Would you retype, exactly and without the pictures, the lines between the line holding "Output the web" and the line holding "var height = 1493;", inclusive, and nothing else?

══════════

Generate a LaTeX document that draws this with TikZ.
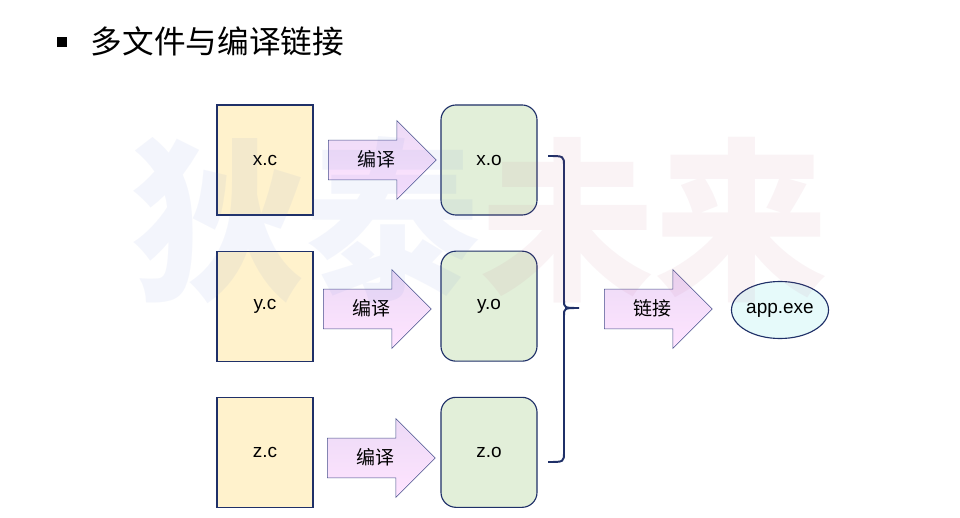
\documentclass[tikz,border=0pt]{standalone}
\usepackage{fontspec}
\setmainfont{Liberation Sans}
\newfontfamily\cjk{Noto Sans CJK SC}
\usetikzlibrary{positioning,shapes.geometric,shapes.arrows}
\definecolor{srcyellow}{RGB}{255,242,204}
\definecolor{objgreen}{RGB}{226,239,217}
\definecolor{execyan}{RGB}{230,250,250}
\definecolor{navyline}{RGB}{31,48,104}
\definecolor{arrowline}{RGB}{70,80,140}
\definecolor{arrowtop}{RGB}{236,218,246}
\definecolor{arrowbot}{RGB}{255,228,255}
\definecolor{markblue}{RGB}{95,125,215}
\definecolor{markpink}{RGB}{185,85,125}
\tikzset{
  srcbox/.style={
    rectangle,
    draw=navyline,
    thick,
    fill=srcyellow,
    minimum width=2.4cm,
    minimum height=2.75cm,
    inner sep=0pt,
    font=\fontsize{13.5}{15}\selectfont
  },
  objbox/.style={
    srcbox,
    rounded corners=0.375cm,
    fill=objgreen
  },
  stagearrow/.style={
    single arrow,
    single arrow head extend=0.49cm,
    single arrow tip angle=90,
    draw=arrowline,
    top color=arrowtop,
    bottom color=arrowbot,
    minimum height=2.7cm,
    text height=0.36cm,
    text depth=0.02cm,
    inner xsep=4pt,
    inner ysep=0.3cm,
    font=\cjk\fontsize{13.5}{15}\selectfont
  },
  exeellipse/.style={
    ellipse,
    draw=navyline,
    thick,
    fill=execyan,
    minimum width=2.425cm,
    minimum height=1.425cm,
    inner sep=0pt,
    font=\fontsize{13.5}{15}\selectfont
  },
  bracket/.style={
    draw=navyline,
    line width=1.4pt
  }
}

\begin{document}
\begin{tikzpicture}[x=0.025cm, y=0.025cm, node distance=0.875cm and 0.375cm]
\useasboundingbox[fill=white] (0,0) rectangle (960,-518);

% title
\node[fill=black, minimum size=0.25cm, inner sep=0pt] (bullet) at (62,-42) {};
\node[anchor=west, font=\cjk\fontsize{22.5}{26}\selectfont] (title) at (86,-41) {多文件与编译链接};

% source files
\node[srcbox] (xc) at (265,-160) {x.c};
\node[srcbox, below=of xc] (yc) {y.c};
\node[srcbox, below=of yc] (zc) {z.c};

% compile steps
\node[stagearrow, anchor=west] (cx) at (328,-160) {\hspace*{0.2cm}编译};
\node[stagearrow, anchor=west] (cy) at (323,-309) {\hspace*{0.2cm}编译};
\node[stagearrow, anchor=west] (cz) at (327,-458) {\hspace*{0.2cm}编译};

% object files
\node[objbox] (xo) at (489,-160) {x.o};
\node[objbox, below=of xo] (yo) {y.o};
\node[objbox, below=of yo] (zo) {z.o};

% brace
\draw[bracket] (548,-156) .. controls (564,-156) .. (564,-166) -- (564,-300)
  .. controls (564,-308) .. (579,-308) .. controls (564,-308) .. (564,-316)
  -- (564,-452) .. controls (564,-462) .. (548,-462);

% link step
\node[stagearrow, anchor=west] (lk) at (604,-309) {\hspace*{0.2cm}链接};
\node[exeellipse] (app) at (780,-310) {app.exe};

% watermark
\node[font=\cjk\bfseries\fontsize{124}{124}\selectfont, text opacity=0.07] (mark) at (480,-220)
  {\textcolor{markblue}{狄泰}\textcolor{markpink}{未来}};
\end{tikzpicture}
\end{document}
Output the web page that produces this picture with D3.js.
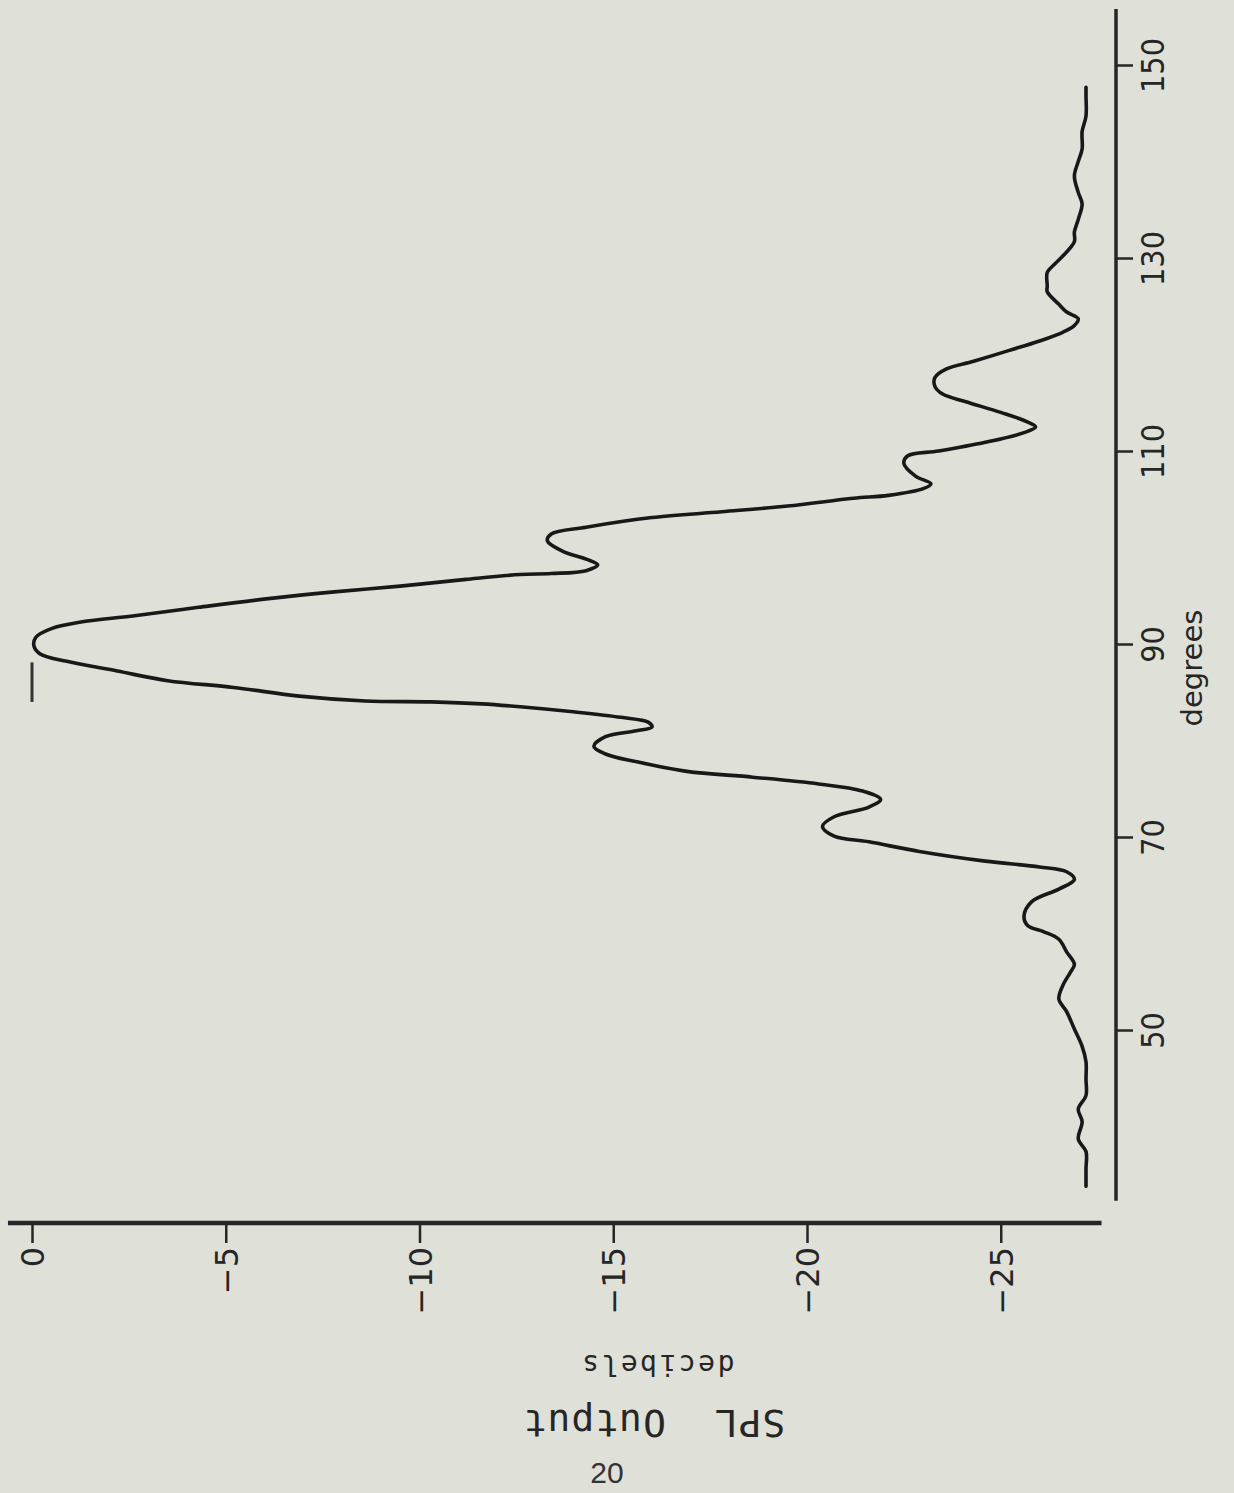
<!DOCTYPE html>
<html>
<head>
<meta charset="utf-8">
<script src="https://cdn.jsdelivr.net/npm/d3@7"></script>
<style>
  html, body { margin: 0; padding: 0; background: #dfe0d8; }
  svg { display: block; }
</style>
</head>
<body>
<script>
// chart is printed sideways: angle runs up the page, level runs across
var width = 1234;
var height = 1493;

var angles = [
  147.7, 146.8, 144.7, 143.1, 141.3, 140.0, 138.5, 136.8, 135.6, 134.0,
  132.7, 131.7, 130.2, 129.4, 128.5, 127.1, 126.5, 125.2, 124.4, 123.7,
  123.0, 122.3, 121.4, 120.4, 119.3, 118.5, 117.6, 116.7, 115.9, 115.1,
  114.0, 113.0, 112.5, 111.9, 110.9, 110.0, 109.5, 108.7, 107.4, 106.6,
  106.1, 105.4, 105.1, 104.3, 103.7, 103.1, 102.1, 101.4, 100.7, 99.6,
  98.8, 98.2, 97.6, 97.3, 97.2, 96.7, 96.0, 95.4, 94.7, 93.8,
  92.9, 92.3, 91.6, 90.7, 89.8, 89.0, 88.2, 87.2, 86.2, 85.5,
  84.6, 84.1, 84.0, 83.8, 83.5, 83.0, 82.4, 81.9, 81.4, 81.0,
  80.4, 79.4, 78.6, 77.8, 76.8, 76.2, 75.5, 74.8, 73.9, 73.1,
  72.1, 71.1, 70.1, 69.5, 68.5, 67.5, 66.9, 66.4, 65.6, 64.6,
  63.3, 61.8, 60.8, 60.2, 59.4, 58.1, 56.8, 56.0, 54.6, 53.2,
  51.9, 50.1, 48.3, 46.7, 44.9, 43.2, 41.8, 40.5, 38.7, 37.4,
  35.6, 33.8
];

// SPL output in decibels for each angle above
var levels = [
  -27.2, -27.2, -27.2, -27.1, -27.1, -27.0, -26.9, -27.0, -27.1, -27.0,
  -26.9, -26.9, -26.6, -26.4, -26.2, -26.2, -26.2, -26.5, -26.7, -27.0,
  -26.9, -26.6, -26.0, -25.2, -24.3, -23.6, -23.3, -23.3, -23.5, -24.1,
  -25.0, -25.7, -25.9, -25.6, -24.6, -23.4, -22.6, -22.5, -22.8, -23.2,
  -23.0, -22.1, -21.2, -19.5, -17.8, -16.0, -14.3, -13.4, -13.3, -13.7,
  -14.3, -14.6, -14.3, -13.4, -12.6, -11.2, -9.5, -7.8, -6.1, -4.3,
  -2.6, -1.3, -0.5, -0.1, -0.05, -0.2, -0.9, -2.2, -3.5, -5.2,
  -6.9, -8.6, -10.3, -11.6, -12.6, -13.9, -15.2, -15.9, -16.0, -15.6,
  -14.8, -14.5, -14.8, -15.6, -16.9, -18.6, -20.3, -21.4, -21.9, -21.6,
  -20.7, -20.4, -20.7, -21.6, -22.9, -24.6, -26.0, -26.7, -26.9, -26.5,
  -25.8, -25.6, -25.7, -26.1, -26.5, -26.7, -26.9, -26.8, -26.6, -26.5,
  -26.7, -26.9, -27.1, -27.2, -27.2, -27.2, -27.0, -27.1, -27.0, -27.2,
  -27.2, -27.2
];

// tick labels
var levelTicks = [0, -5, -10, -15, -20, -25];
var angleTicks = [50, 70, 90, 110, 130, 150];

// little reference mark drawn at 0 dB just under the peak
var markAngles = [88.1, 84.0];
var markLevel = 0;

// how far the two axis lines run
var levelExtent = [0.62, -27.6];
var angleExtent = [155.8, 32.3];

var x = d3.scaleLinear()
  .domain([0, -25])
  .range([32, 1000.75]);

var y = d3.scaleLinear()
  .domain([50, 150])
  .range([1030, 65]);

var ink = "#262626";

var svg = d3.select("body")
  .append("svg")
  .attr("width", width)
  .attr("height", height);

svg.append("rect")
  .attr("width", width)
  .attr("height", height)
  .attr("fill", "#dfe0d8");

//level axis along the bottom
var xAxisY = 1223;
var xAxis = svg.append("g")
  .attr("transform", "translate(0," + xAxisY + ")")
  .call(d3.axisBottom(x).tickValues(levelTicks).tickSize(20).tickSizeOuter(0).tickFormat(d3.format("d")));

xAxis.select(".domain").remove();
xAxis.selectAll(".tick line")
  .attr("stroke", ink)
  .attr("stroke-width", 2.5);
xAxis.selectAll(".tick text")
  .attr("fill", ink)
  .attr("font-family", "'DejaVu Sans', sans-serif")
  .attr("font-size", 32)
  .attr("text-anchor", "end")
  .attr("y", 0)
  .attr("dy", "0.36em")
  .attr("transform", "translate(0,24) rotate(-90)");

xAxis.append("line")
  .attr("x1", x(levelExtent[0]))
  .attr("x2", x(levelExtent[1]))
  .attr("stroke", ink)
  .attr("stroke-width", 4.5);

//angle axis up the right side
var yAxisX = 1116;
var yAxis = svg.append("g")
  .attr("transform", "translate(" + yAxisX + ",0)")
  .call(d3.axisRight(y).tickValues(angleTicks).tickSize(17).tickSizeOuter(0));

yAxis.select(".domain").remove();
yAxis.selectAll(".tick line")
  .attr("stroke", ink)
  .attr("stroke-width", 2.5);
yAxis.selectAll(".tick text")
  .attr("fill", ink)
  .attr("font-family", "'Liberation Sans Narrow', 'DejaVu Sans Condensed', 'Liberation Sans', sans-serif")
  .attr("font-size", 32)
  .attr("text-anchor", "middle")
  .attr("x", 0)
  .attr("dy", "0.36em")
  .attr("transform", "translate(36,0) rotate(-90)");

yAxis.append("line")
  .attr("y1", y(angleExtent[0]))
  .attr("y2", y(angleExtent[1]))
  .attr("stroke", ink)
  .attr("stroke-width", 3.5);

//axis titles
svg.append("text")
  .attr("transform", "translate(1192,668) rotate(-90)")
  .attr("text-anchor", "middle")
  .attr("dy", "0.35em")
  .attr("fill", ink)
  .attr("font-family", "'DejaVu Sans', sans-serif")
  .attr("font-size", 29)
  .text("degrees");

svg.append("text")
  .attr("transform", "translate(657,1365) rotate(180)")
  .attr("text-anchor", "middle")
  .attr("dy", "0.35em")
  .attr("fill", ink)
  .attr("font-family", "'DejaVu Sans Mono', monospace")
  .attr("font-size", 28)
  .attr("letter-spacing", 2.5)
  .text("decibels");

svg.append("text")
  .attr("transform", "translate(654,1423) rotate(180)")
  .attr("text-anchor", "middle")
  .attr("dy", "0.35em")
  .attr("fill", ink)
  .attr("font-family", "'DejaVu Sans Mono', monospace")
  .attr("font-size", 38)
  .attr("letter-spacing", 1)
  .style("white-space", "pre")
  .text("SPL  Output");

//page number
svg.append("text")
  .attr("x", 607)
  .attr("y", 1472)
  .attr("text-anchor", "middle")
  .attr("dy", "0.35em")
  .attr("fill", "#333")
  .attr("font-family", "'Liberation Sans', Arial, sans-serif")
  .attr("font-size", 30)
  .text("20");

//the trace
var points = angles.map(function(a, i) { return [levels[i], a]; });

var line = d3.line()
  .x(function(d) { return x(d[0]); })
  .y(function(d) { return y(d[1]); })
  .curve(d3.curveCatmullRom.alpha(0.5));

svg.append("path")
  .datum(points)
  .attr("d", line)
  .attr("fill", "none")
  .attr("stroke", "#181818")
  .attr("stroke-width", 3.6)
  .attr("stroke-linejoin", "round")
  .attr("stroke-linecap", "round");

svg.append("line")
  .attr("x1", x(markLevel))
  .attr("x2", x(markLevel))
  .attr("y1", y(markAngles[0]))
  .attr("y2", y(markAngles[1]))
  .attr("stroke", "#333")
  .attr("stroke-width", 3);
</script>
</body>
</html>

══════════

→ Expected output
Output the web page that produces this picture with D3.js.
<!DOCTYPE html>
<html>
<head>
<meta charset="utf-8">
<script src="https://cdn.jsdelivr.net/npm/d3@7"></script>
<style>
  html, body { margin: 0; padding: 0; background: #dfe0d8; }
  svg { display: block; }
</style>
</head>
<body>
<script>
// chart is printed sideways: angle runs up the page, level runs across
var width = 1234;
var height = 1493;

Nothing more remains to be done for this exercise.